Between 1980 and 1985, the report said, the number of inmates per 100,000 population serving sentences of a year or more, known as “sentenced” prisoners, rose nationally from 139 to 201, an increase of nearly 45%.

State and federal prisons in California held 50,111 prisoners as 1985 ended, the report said. This total was 6,797 more than in 1984 and 25,000 more than 1980.

The upward trend in incarcerations in California, the nation’s most populous state, accounted for nearly two-thirds of a 69% bulge in the West’s prison population and 16% of the entire national increase. Schlesinger and his aides attributed a substantial part of the rise to California’s determinate sentencing system for fixing the length of terms, intensified by an increasingly less permissive public attitude toward crime, which has encouraged stiffer sentencing.

State Facilities Crowded

Because of crowding in state facilities, 19 states housed 10,143 sentenced prisoners in local jails at the end of 1985, the report said. Of the total, 55% were in three states: Louisiana, with 2,923, New Jersey, with 1,486, and California, with 1,122. But it said the actual number of sentenced prisoners held in jails dropped last year by 1,340 below the 1984 level, with 391 fewer in California.
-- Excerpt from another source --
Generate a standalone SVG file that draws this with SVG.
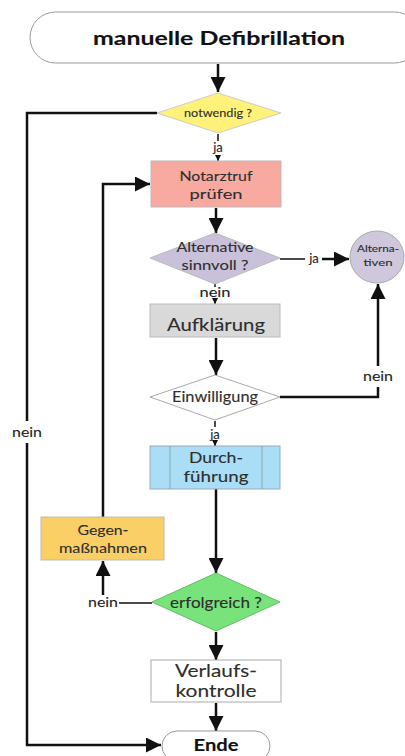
<svg xmlns="http://www.w3.org/2000/svg" width="405" height="756" viewBox="0 0 405 756">
<defs>
<style>
text{font-family:Lato,"Open Sans","Liberation Sans",sans-serif;fill:#2e2e2e;text-anchor:middle;stroke:#2e2e2e;stroke-width:0.12}
.c{fill:none;stroke:#111;stroke-width:2.5}
.t{fill:none;stroke:#111;stroke-width:1.5}
.lbl{font-size:13px;fill:#222}
.b{fill:#111;stroke:#111;font-weight:bold}
</style>
<marker id="ah" viewBox="0 0 10 10" refX="10" refY="5" markerWidth="6" markerHeight="6" orient="auto-start-reverse" markerUnits="strokeWidth"><path d="M0,0 L10,5 L0,10 z" fill="#111"/></marker>
<marker id="sa" viewBox="0 0 10 10" refX="10" refY="5" markerWidth="4" markerHeight="4" orient="auto" markerUnits="strokeWidth"><path d="M0,0 L10,5 L0,10 z" fill="#111"/></marker>
</defs>
<rect width="405" height="756" fill="#fff"/>
<g id="connectors">
<path class="c" d="M218,64 V92" marker-end="url(#ah)"/>
<path class="c" d="M157,113 H27 V421"/>
<path class="c" d="M27,443 V745 H161" marker-end="url(#ah)"/>
<path class="t" d="M218,134 V141"/>
<path class="t" d="M218,155 V161" marker-end="url(#sa)"/>
<path class="c" d="M103,517 V184 H150" marker-end="url(#ah)"/>
<path class="c" d="M216,208 V233" marker-end="url(#ah)"/>
<path class="t" d="M280,259 H305"/>
<path class="c" d="M322,259 H349" marker-end="url(#ah)"/>
<path class="t" d="M215,284 V287"/>
<path class="t" d="M215,299 V304" marker-end="url(#sa)"/>
<path class="c" d="M216,338 V375" marker-end="url(#ah)"/>
<path class="c" d="M280,397 H378 V387"/>
<path class="c" d="M378,366 V284" marker-end="url(#ah)"/>
<path class="t" d="M215,421 V427"/>
<path class="t" d="M215,441 V446" marker-end="url(#sa)"/>
<path class="c" d="M216,489 V573" marker-end="url(#ah)"/>
<path class="t" d="M152,603 H119"/>
<path class="c" d="M103,595 V561" marker-end="url(#ah)"/>
<path class="c" d="M216,632 V660" marker-end="url(#ah)"/>
<path class="c" d="M216,703 V731" marker-end="url(#ah)"/>
</g>
<g id="start">
<rect x="30" y="12" width="390" height="51" rx="25.5" fill="#fff" stroke="#999" stroke-width="1"/>
<text class="b" x="219" y="45" font-size="19.5" textLength="252" lengthAdjust="spacingAndGlyphs">manuelle Defibrillation</text>
</g>
<g id="notwendig">
<polygon points="218,93 281,113 218,133 157,113" fill="#FFF27A" stroke="#ccc" stroke-width="1"/>
<text x="218" y="117" font-size="11.5" textLength="68" lengthAdjust="spacingAndGlyphs">notwendig ?</text>
</g>
<text class="lbl" x="218" y="152">ja</text>
<g id="notarztruf">
<rect x="151" y="161" width="130" height="46" fill="#F8A9A0" stroke="#bbb" stroke-width="1"/>
<text x="216" y="181" font-size="14" textLength="73" lengthAdjust="spacingAndGlyphs">Notarztruf</text>
<text x="216" y="199" font-size="14" textLength="53" lengthAdjust="spacingAndGlyphs">prüfen</text>
</g>
<g id="alternative">
<polygon points="215,233 280,258 215,284 150,258" fill="#C9C1DA" stroke="#bbb" stroke-width="1"/>
<text x="215" y="252" font-size="14" textLength="77" lengthAdjust="spacingAndGlyphs">Alternative</text>
<text x="215" y="270" font-size="14" textLength="67" lengthAdjust="spacingAndGlyphs">sinnvoll ?</text>
</g>
<text class="lbl" x="314" y="263">ja</text>
<g id="alternativen">
<ellipse cx="377" cy="257" rx="27" ry="26" fill="#CFC8DC" stroke="#aaa" stroke-width="1"/>
<text x="378" y="252" font-size="9" textLength="42" lengthAdjust="spacingAndGlyphs">Alterna-</text>
<text x="378" y="266" font-size="9" textLength="29" lengthAdjust="spacingAndGlyphs">tiven</text>
</g>
<text class="lbl" x="215" y="297" textLength="31" lengthAdjust="spacingAndGlyphs">nein</text>
<g id="aufklaerung">
<rect x="150" y="304" width="130" height="33" fill="#D9D9D9" stroke="#bbb" stroke-width="1"/>
<text x="216" y="331" font-size="18" textLength="98" lengthAdjust="spacingAndGlyphs">Aufklärung</text>
</g>
<g id="einwilligung">
<polygon points="215,375 280,397 215,420 150,397" fill="#fff" stroke="#aaa" stroke-width="1"/>
<text x="215" y="402" font-size="14.5" textLength="86" lengthAdjust="spacingAndGlyphs">Einwilligung</text>
</g>
<text class="lbl" x="378" y="381" textLength="30" lengthAdjust="spacingAndGlyphs">nein</text>
<text class="lbl" x="27" y="437" textLength="30" lengthAdjust="spacingAndGlyphs">nein</text>
<text class="lbl" x="215" y="439">ja</text>
<g id="durchfuehrung">
<rect x="150" y="446" width="130" height="43" fill="#A9DEF6" stroke="#9ab" stroke-width="1"/>
<line x1="170" y1="446" x2="170" y2="489" stroke="#8aa" stroke-width="1"/>
<line x1="262" y1="446" x2="262" y2="489" stroke="#8aa" stroke-width="1"/>
<text x="216" y="463" font-size="15" textLength="54" lengthAdjust="spacingAndGlyphs">Durch-</text>
<text x="216" y="482" font-size="15" textLength="65" lengthAdjust="spacingAndGlyphs">führung</text>
</g>
<g id="gegenmassnahmen">
<rect x="41" y="517" width="123" height="43" fill="#F9CF66" stroke="#bbb" stroke-width="1"/>
<text x="103" y="535" font-size="14" textLength="51" lengthAdjust="spacingAndGlyphs">Gegen-</text>
<text x="103" y="553" font-size="14" textLength="88" lengthAdjust="spacingAndGlyphs">maßnahmen</text>
</g>
<text class="lbl" x="103" y="607" textLength="30" lengthAdjust="spacingAndGlyphs">nein</text>
<g id="erfolgreich">
<polygon points="216,573 280,602 216,631 152,602" fill="#77E37A" stroke="#6b6" stroke-width="1"/>
<text x="216" y="608" font-size="15" textLength="92" lengthAdjust="spacingAndGlyphs">erfolgreich ?</text>
</g>
<g id="verlaufskontrolle">
<rect x="151" y="660" width="130" height="42" fill="#fff" stroke="#aaa" stroke-width="1"/>
<text x="216" y="677" font-size="17" textLength="82" lengthAdjust="spacingAndGlyphs">Verlaufs-</text>
<text x="216" y="697" font-size="17" textLength="81" lengthAdjust="spacingAndGlyphs">kontrolle</text>
</g>
<g id="ende">
<rect x="162" y="731" width="108" height="30" rx="15" fill="#fff" stroke="#999" stroke-width="1"/>
<text class="b" x="216" y="751" font-size="17" textLength="45" lengthAdjust="spacingAndGlyphs">Ende</text>
</g>
</svg>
Because states did not provide uniform data, the study offered high and low estimates, rather than specific figures, on overall prison capacities, but its findings indicated that prison plant expansions have yet to catch up with mounting populations.

Between 1983 and 1985, state and federal systems added facilities for 44,000 prisoners, but prison populations grew by nearly 68,000, the report said. It estimated that the combined capacities of the state and federal systems were between 410,000 and 465,500 at the end of 1985.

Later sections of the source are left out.